漢方コラム
秋分の日に
今年の秋分の日は9月22日です。
春分の日と同様、日中と夜間の時間がちょうど同じになり陰陽調和がとれた状態です。この陰陽調和のとれた状態というのは漢方ではとても大切です。
東洋医学では、身体の状態を「寒熱・虚実・表裏・陰陽」にわけて考えますが、それぞれバランスが取れている状態を健康と考えます。
バランスの崩れを整えて、陰にも陽にも偏らないようにしていくことで不調なく過ごしていけます。
秋の養生
養生訓では、秋の養生として
「秋は、夏の間肌開け、七八月は、残暑も猶烈しければ、腠理いまだとぢず。表気いまだ堅からざるに、秋風すでにいたりぬれば、感じてやぶられやすし。慎んで、風涼にあたり過すべからず。病ある人は、八月、残暑退きて後、所々に灸して風邪をふせぎ、陽を助けて痰咳のうれひをまぬがるべし。」
と書かれています。
(秋は夏に開いた皮膚がそのままで、残暑もまだ厳しく、腠理がまだ閉じません。皮膚の表面の気がまだかたまっていないのに、秋風にあたると皮膚は傷つきやすいので、用心して涼しい風にあたりすぎないようにしなければなりません。病人は、残暑が去ってから、所々に灸をして風邪を予防し、陽気を助けて痰咳の心配をまぬがれましょう)
ここ最近の夏はとても暑いのでついつい冷たいものの飲み過ぎやサラダ、果物など生のものを食べ過ぎてしまいます。
知らず知らずのうちに脾胃の働きが衰えている方が多いです。また夏バテをしないためにこってり系の食事やスパイスたっぷりなどの刺激物をとりすぎてしまった人も脾胃に負担がかかっていると考えられます。
胃腸疲れに
脾胃の状態により対応は変わってきますが、胃腸の疲れを感じたときにおすすめしたい生薬に薬用人参と刺五加(エゾウコギ)があります。

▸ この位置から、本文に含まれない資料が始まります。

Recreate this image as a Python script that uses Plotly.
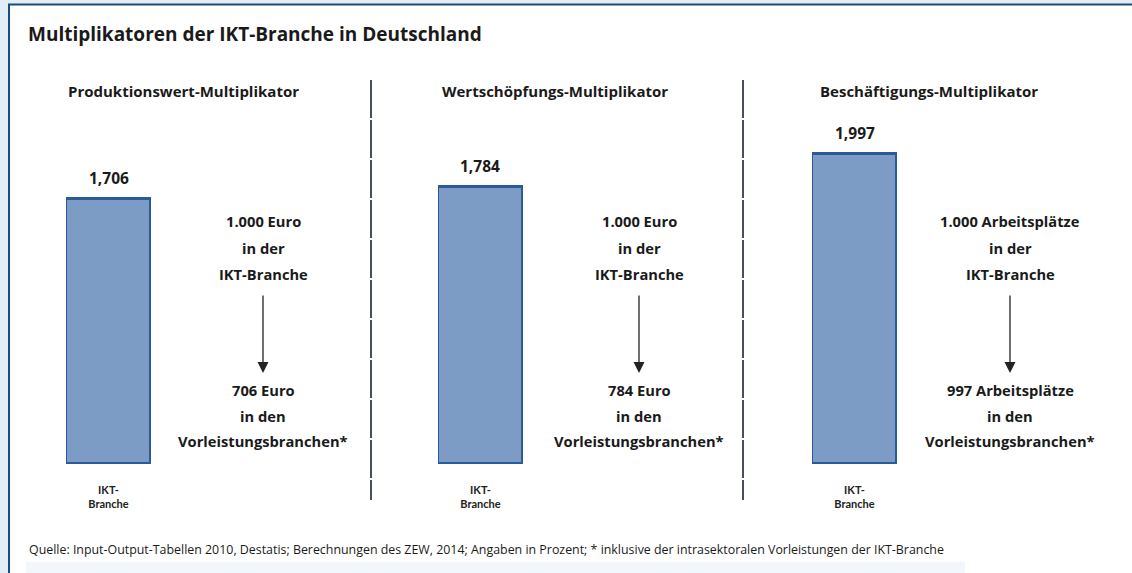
import plotly.graph_objects as go
from plotly.subplots import make_subplots

# Daten
panel_titles = ["Produktionswert-Multiplikator", "Wertschöpfungs-Multiplikator", "Beschäftigungs-Multiplikator"]
category = ["IKT-<br>Branche"]
multipliers = [1.706, 1.784, 1.997]
units = ["Euro", "Euro", "Arbeitsplätze"]
base_amount = ["1.000", "1.000", "1.000"]
induced_amount = [706, 784, 997]

W, H = 1132, 573
px = lambda v: v / W            # x in Pixel -> paper
py = lambda v: 1 - v / H        # y in Pixel -> paper

bar_left = [66, 438, 812]       # linke Kante der Balken (Pixel)
bar_w = 85
text_cx = [263, 639, 1010]
title_cx = [183, 555, 929]
FONT = "Open Sans"
INK = "#1a1a1a"

fig = make_subplots(rows=1, cols=3)

for i, v in enumerate(multipliers):
    fig.add_trace(go.Bar(
        x=category, y=[v], width=[1],
        marker=dict(color="#7c9cc6", line=dict(color="#2a5a97", width=3)),
        showlegend=False, hoverinfo="skip"), row=1, col=i + 1)

y_zero, y_top = 464, 80
unit_px = 155.3
ymax = (y_zero - y_top) / unit_px


def label(x, y, text, size=14, anchor="center"):
    fig.add_annotation(x=x, y=y, xref="paper", yref="paper", text=text,
                       xanchor=anchor, yanchor="middle", showarrow=False,
                       font=dict(family=FONT, size=size, color=INK))


for i in range(3):
    n = "" if i == 0 else str(i + 1)
    fig.layout["xaxis" + n].update(
        domain=[px(bar_left[i]), px(bar_left[i] + bar_w)], range=[-0.5, 0.5],
        showgrid=False, zeroline=False, showline=False, ticks="",
        tickfont=dict(family="Lato", size=11, color="#222", weight="bold"), ticklabelstandoff=18)
    fig.layout["yaxis" + n].update(
        domain=[py(y_zero), py(y_top)], range=[0, ymax],
        showgrid=False, zeroline=False, showticklabels=False, showline=False)

    # Wert über dem Balken
    fig.add_annotation(x=0, y=multipliers[i], xref="x" + n, yref="y" + n,
                       text="<b>" + f"{multipliers[i]:.3f}".replace(".", ",") + "</b>",
                       xanchor="center", yanchor="middle", showarrow=False, yshift=21,
                       font=dict(family=FONT, size=15.5, color=INK))
    # Paneltitel
    label(px(title_cx[i]), py(91), "<b>" + panel_titles[i] + "</b>", size=15)
    # Erläuterung rechts
    lines_top = [f"{base_amount[i]} {units[i]}", "in der", "IKT-Branche"]
    lines_bot = [f"{induced_amount[i]} {units[i]}", "in den", "Vorleistungsbranchen*"]
    for yy, t in zip([221, 248, 274], lines_top):
        label(px(text_cx[i]), py(yy), "<b>" + t + "</b>", size=14.7)
    for yy, t in zip([390, 416, 441], lines_bot):
        label(px(text_cx[i]), py(yy), "<b>" + t + "</b>", size=14.7)
    # Pfeil
    fig.add_annotation(x=px(text_cx[i]), y=py(373), xref="paper", yref="paper",
                       ax=0, ay=-79, text="", showarrow=True,
                       arrowhead=2, arrowsize=1.7, arrowwidth=1.3, arrowcolor="#222")

# Trennlinien
for xd in [371, 743]:
    fig.add_shape(type="line", xref="paper", yref="paper",
                  x0=px(xd), x1=px(xd), y0=py(80), y1=py(500),
                  line=dict(color="#4a4f5c", width=2, dash="38px,2px"))

# Karte mit Rahmen
fig.add_shape(type="rect", xref="paper", yref="paper", layer="below",
              x0=px(9), x1=px(1145), y0=py(590), y1=py(4.5),
              fillcolor="white", line=dict(color="#1d4b7c", width=2))
fig.add_shape(type="rect", xref="paper", yref="paper", layer="below",
              x0=px(26), x1=px(965), y0=py(580), y1=py(562),
              fillcolor="#f1f7fd", line=dict(width=0))

label(px(26), py(34), "<b>Multiplikatoren der IKT-Branche in Deutschland</b>", size=19, anchor="left")
label(px(27), py(549),
      "Quelle: Input-Output-Tabellen 2010, Destatis; Berechnungen des ZEW, 2014; "
      "Angaben in Prozent; * inklusive der intrasektoralen Vorleistungen der IKT-Branche",
      size=12.4, anchor="left")

fig.update_layout(
    width=W, height=H,
    margin=dict(l=0, r=0, t=0, b=0),
    paper_bgcolor="#e2edf6", plot_bgcolor="rgba(0,0,0,0)",
    bargap=0,
)
fig.write_html("out.html", config={"displayModeBar": False},
               post_script="document.body.style.margin='0px';")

人参は生薬として最も研究が進んでいるといわれ、様々な薬理作用が解明されています。
オタネニンジン
オタネニンジン 2012.07.18 慶応大学
特に抗疲労作用が有名ですが、他にも補気作用、健脾作用、安神作用などが確認されています。漢方薬の処方にも多く入っていますね。
刺五加は人参と薬理作用が似ていますが、人参より強壮作用が優れているとの発表もあります。
エゾウコギ 2015.04.16 房総にて
幸福ホルモンといわれるβ–エンドルフィンの分泌を促すため、抗ストレス作用や持久力を上げる作用があり、宇宙飛行士の方が使われていたそうです。
またβ–エンドルフィンは免疫にも大きく関係していて免疫力アップにもつながります。鎮静作用も認められているので、ストレスによる不眠に効果があるとされています。
冷えが気になられている方、血色不良、食欲不振、疲れやすい方などは是非お試しいただきたいです。店頭にてご相談ください。
秋はできるだけ早く夏の疲れをとって体調を整え冬への備えをする季節です。不調がある人は早く改善しておかないと寒くなってますます体調を崩してしまいます。
早めのケアを心がけていきましょう。